____ RECORDED DATA
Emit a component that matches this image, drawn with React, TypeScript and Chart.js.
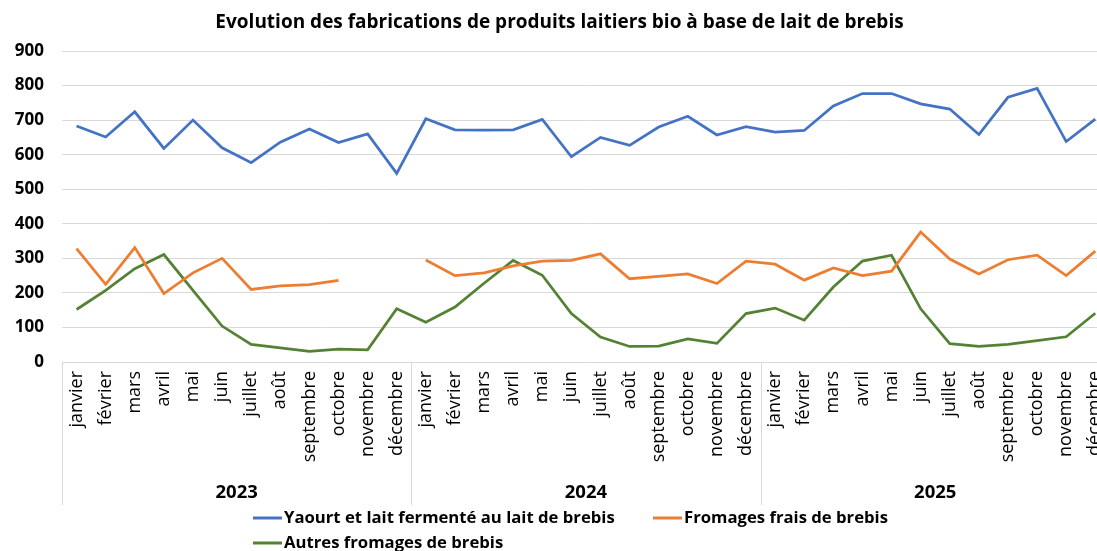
import React, { useEffect, useRef } from 'react';
import { Chart, registerables } from 'chart.js';

Chart.register(...registerables);

const title = 'Evolution des fabrications de produits laitiers bio à base de lait de brebis';
const months = ['janvier', 'février', 'mars', 'avril', 'mai', 'juin', 'juillet', 'août', 'septembre', 'octobre', 'novembre', 'décembre'];
const years = ['2023', '2024', '2025'];
const labels = [...months, ...months, ...months];
const yTicks = [0, 100, 200, 300, 400, 500, 600, 700, 800, 900];

const yaourt = [683, 651, 724, 618, 700, 620, 577, 636, 674, 635, 660, 546,
  704, 672, 671, 672, 702, 594, 650, 627, 680, 711, 657, 681,
  665, 670, 741, 777, 777, 747, 732, 658, 766, 792, 638, 703];
const frais = [328, 225, 331, 198, 258, 300, 210, 220, 224, 236, null, null,
  295, 250, 258, 278, 292, 294, 313, 241, 248, 255, 227, 292,
  283, 237, 272, 250, 263, 376, 298, 255, 296, 309, 250, 321];
const autres = [152, 207, 270, 311, 207, 104, 51, 41, 31, 37, 35, 154,
  115, 159, 228, 294, 251, 140, 72, 45, 46, 67, 54, 140,
  156, 121, 217, 292, 309, 154, 53, 45, 51, 62, 73, 141];

const seriesNames = ['Yaourt et lait fermenté au lait de brebis', 'Fromages frais de brebis', 'Autres fromages de brebis'];
const seriesColors = ['#4472C4', '#ED7D31', '#548235'];

const FONT = '"Open Sans", "Noto Sans", sans-serif';
const GRID = '#d9d9d9';

const groupPlugin = {
  id: 'groupsAndLegend',
  afterDraw(chart: any) {
    const ctx = chart.ctx;
    const xs = chart.scales.x;
    const area = chart.chartArea;
    ctx.save();
    // group dividers
    ctx.strokeStyle = GRID;
    ctx.lineWidth = 1;
    for (let g = 0; g <= years.length; g++) {
      const px = Math.round(xs.getPixelForValue(g * 12 - 0.5)) + 0.5;
      ctx.beginPath();
      ctx.moveTo(px, area.bottom);
      ctx.lineTo(px, xs.bottom);
      ctx.stroke();
    }
    // year labels
    ctx.fillStyle = '#000';
    ctx.font = 'bold 18.5px ' + FONT;
    ctx.textAlign = 'center';
    ctx.textBaseline = 'middle';
    years.forEach((yr, g) => {
      ctx.fillText(yr, xs.getPixelForValue(g * 12 + 5.5), xs.bottom - 12);
    });
    // legend
    const ds = chart.data.datasets;
    const items = [
      { i: 0, x: 253, y: 518 },
      { i: 1, x: 653, y: 518 },
      { i: 2, x: 253, y: 543 },
    ];
    ctx.font = 'bold 16.7px ' + FONT;
    ctx.textAlign = 'left';
    items.forEach(({ i, x, y }) => {
      ctx.strokeStyle = ds[i].borderColor;
      ctx.lineWidth = 3;
      ctx.beginPath();
      ctx.moveTo(x, y);
      ctx.lineTo(x + 29, y);
      ctx.stroke();
      ctx.fillStyle = '#000';
      ctx.fillText(ds[i].label, x + 31, y);
    });
    ctx.restore();
  },
};

export default function App() {
  const ref = useRef<HTMLCanvasElement | null>(null);
  useEffect(() => {
    if (!ref.current) return;
    const chart = new Chart(ref.current, {
      type: 'line',
      data: {
        labels,
        datasets: [yaourt, frais, autres].map((d, i) => ({
          label: seriesNames[i],
          data: d,
          borderColor: seriesColors[i],
          backgroundColor: seriesColors[i],
          borderWidth: 2.75,
          pointRadius: 0,
          tension: 0,
          spanGaps: false,
        })),
      },
      options: {
        animation: false,
        responsive: false,
        layout: { padding: { left: 0, right: 7, top: 0, bottom: 46 } },
        plugins: {
          legend: { display: false },
          tooltip: { enabled: false },
          title: {
            display: true,
            text: title,
            color: '#000',
            font: { family: FONT, size: 19, weight: 'bold', lineHeight: 1.2 },
            padding: { top: 11, bottom: 17.2 },
          },
        },
        scales: {
          x: {
            type: 'category',
            offset: true,
            grid: { display: false, drawTicks: false, offset: true },
            border: { display: false },
            ticks: {
              color: '#000',
              font: { family: FONT, size: 18 },
              minRotation: 90,
              maxRotation: 90,
              autoSkip: false,
              padding: 9,
            },
            afterFit: (s: any) => { s.height = 143; },
          },
          y: {
            min: 0,
            max: 900,
            afterBuildTicks: (s: any) => { s.ticks = yTicks.map((v) => ({ value: v })); },
            grid: { color: GRID, lineWidth: 1, drawTicks: false },
            border: { display: false },
            ticks: {
              color: '#000',
              font: { family: FONT, size: 17, weight: 'bold' },
              padding: 18,
            },
            afterFit: (s: any) => { s.width = 62; },
          },
        },
      },
      plugins: [groupPlugin],
    });
    return () => chart.destroy();
  }, []);

  return (
    <div style={{ position: 'fixed', left: 0, top: 0, width: 1097, height: 551, overflow: 'hidden', background: '#fff' }}>
      <canvas ref={ref} width={1126} height={551} style={{ display: 'block' }} />
    </div>
  );
}
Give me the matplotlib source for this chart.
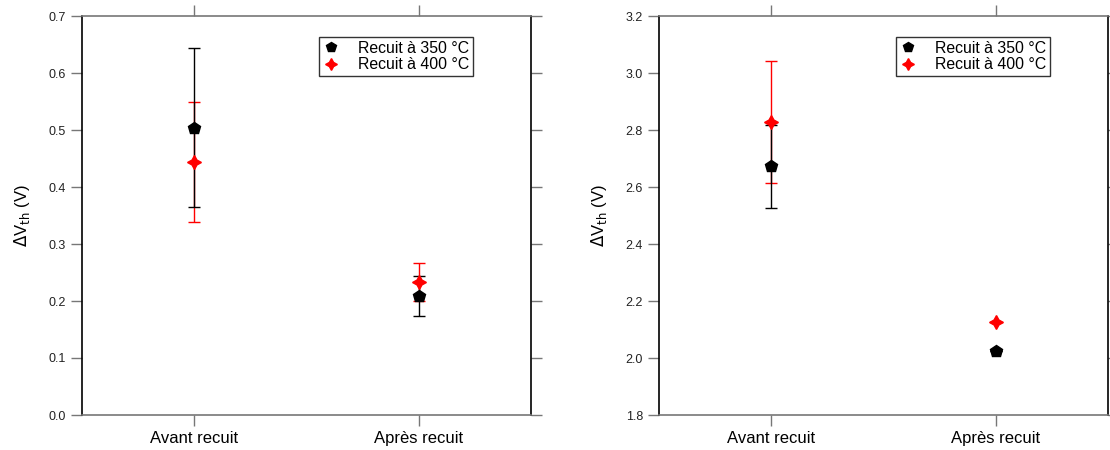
import numpy as np
import matplotlib
matplotlib.use('Agg')
import matplotlib.pyplot as plt

plt.rcParams['font.family'] = ['Liberation Sans', 'DejaVu Sans']

categories = ['Avant recuit', 'Après recuit']
labels = ['Recuit à 350 °C', 'Recuit à 400 °C']

# panel 1
left_350 = [0.504, 0.209]
left_350_err = [0.139, 0.035]
left_400 = [0.444, 0.233]
left_400_err = [0.106, 0.033]

# panel 2
right_350 = [2.672, 2.025]
right_350_err = [0.147, 0.0]
right_400 = [2.828, 2.128]
right_400_err = [0.213, 0.0]

W, H = 1110, 450
fig = plt.figure(figsize=(W / 100, H / 100), dpi=100)

def setup(ax, ylim, yticks, fmt):
    x = np.arange(len(categories))
    ax.set_xlim(-0.5, 1.5)
    ax.set_ylim(*ylim)
    ax.set_xticks(x)
    ax.set_xticklabels(categories, fontsize=12)
    ax.set_yticks(yticks)
    ax.set_yticklabels([fmt.format(v) for v in yticks], fontsize=9, color='#222222')
    ax.tick_params(axis='y', direction='out', length=8, color='#777777', left=True, right=True, width=1)
    ax.tick_params(axis='x', direction='out', length=8, color='#777777', top=True, bottom=True, width=1)
    for s in ['top', 'bottom']:
        ax.spines[s].set_color('#777777')
        ax.spines[s].set_linewidth(1.2)
    for s in ['left', 'right']:
        ax.spines[s].set_color('black')
        ax.spines[s].set_linewidth(1.2)
    ax.set_ylabel(r'$\Delta$V$_{\rm th}$ (V)', fontsize=12, labelpad=12)

def draw(ax, y350, e350, y400, e400):
    x = np.arange(len(categories))
    ax.errorbar(x, y400, yerr=e400, fmt='none', ecolor='red', elinewidth=1,
                capsize=4, capthick=1, zorder=2)
    ax.errorbar(x, y350, yerr=e350, fmt='none', ecolor='black', elinewidth=1,
                capsize=4, capthick=1, zorder=3)
    ax.plot(x, y350, linestyle='none', marker='p', color='black', markersize=9,
            label=labels[0], zorder=4)
    ax.plot(x, y400, linestyle='none', marker=(4, 1, 0), color='red', markersize=10,
            label=labels[1], zorder=5)
    leg = ax.legend(loc='upper left', bbox_to_anchor=(0.528, 0.948), fontsize=11.4,
                    frameon=True, fancybox=False, handlelength=1.0, handletextpad=1.2,
                    borderpad=0.25, labelspacing=0.1, borderaxespad=0,
                    markerscale=0.85)
    leg.get_frame().set_edgecolor('black')
    leg.get_frame().set_linewidth(1)

bottom = 1 - 415 / H
height = (415 - 16) / H
ax1 = fig.add_axes([82 / W, bottom, (531 - 82) / W, height])
ax2 = fig.add_axes([659 / W, bottom, (1108 - 659) / W, height])

setup(ax1, (0.0, 0.7), np.arange(0, 0.71, 0.1), '{:.1f}')
draw(ax1, left_350, left_350_err, left_400, left_400_err)
setup(ax2, (1.8, 3.2), np.arange(1.8, 3.21, 0.2), '{:.1f}')
draw(ax2, right_350, right_350_err, right_400, right_400_err)

fig.savefig('out.png', dpi=100)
________
### WRITTEN PROBLEM
Nothing but the lines from the one with "Give me the matplotlib source for this chart." through the one with "fig = plt.figure(figsize=(W" should be copied, word for word. Pictures are left out.

### IN RESPONSE
Give me the matplotlib source for this chart.
import numpy as np
import matplotlib
matplotlib.use('Agg')
import matplotlib.pyplot as plt

plt.rcParams['font.family'] = ['Liberation Sans', 'DejaVu Sans']

categories = ['Avant recuit', 'Après recuit']
labels = ['Recuit à 350 °C', 'Recuit à 400 °C']

# panel 1
left_350 = [0.504, 0.209]
left_350_err = [0.139, 0.035]
left_400 = [0.444, 0.233]
left_400_err = [0.106, 0.033]

# panel 2
right_350 = [2.672, 2.025]
right_350_err = [0.147, 0.0]
right_400 = [2.828, 2.128]
right_400_err = [0.213, 0.0]

W, H = 1110, 450
fig = plt.figure(figsize=(W / 100, H / 100), dpi=100)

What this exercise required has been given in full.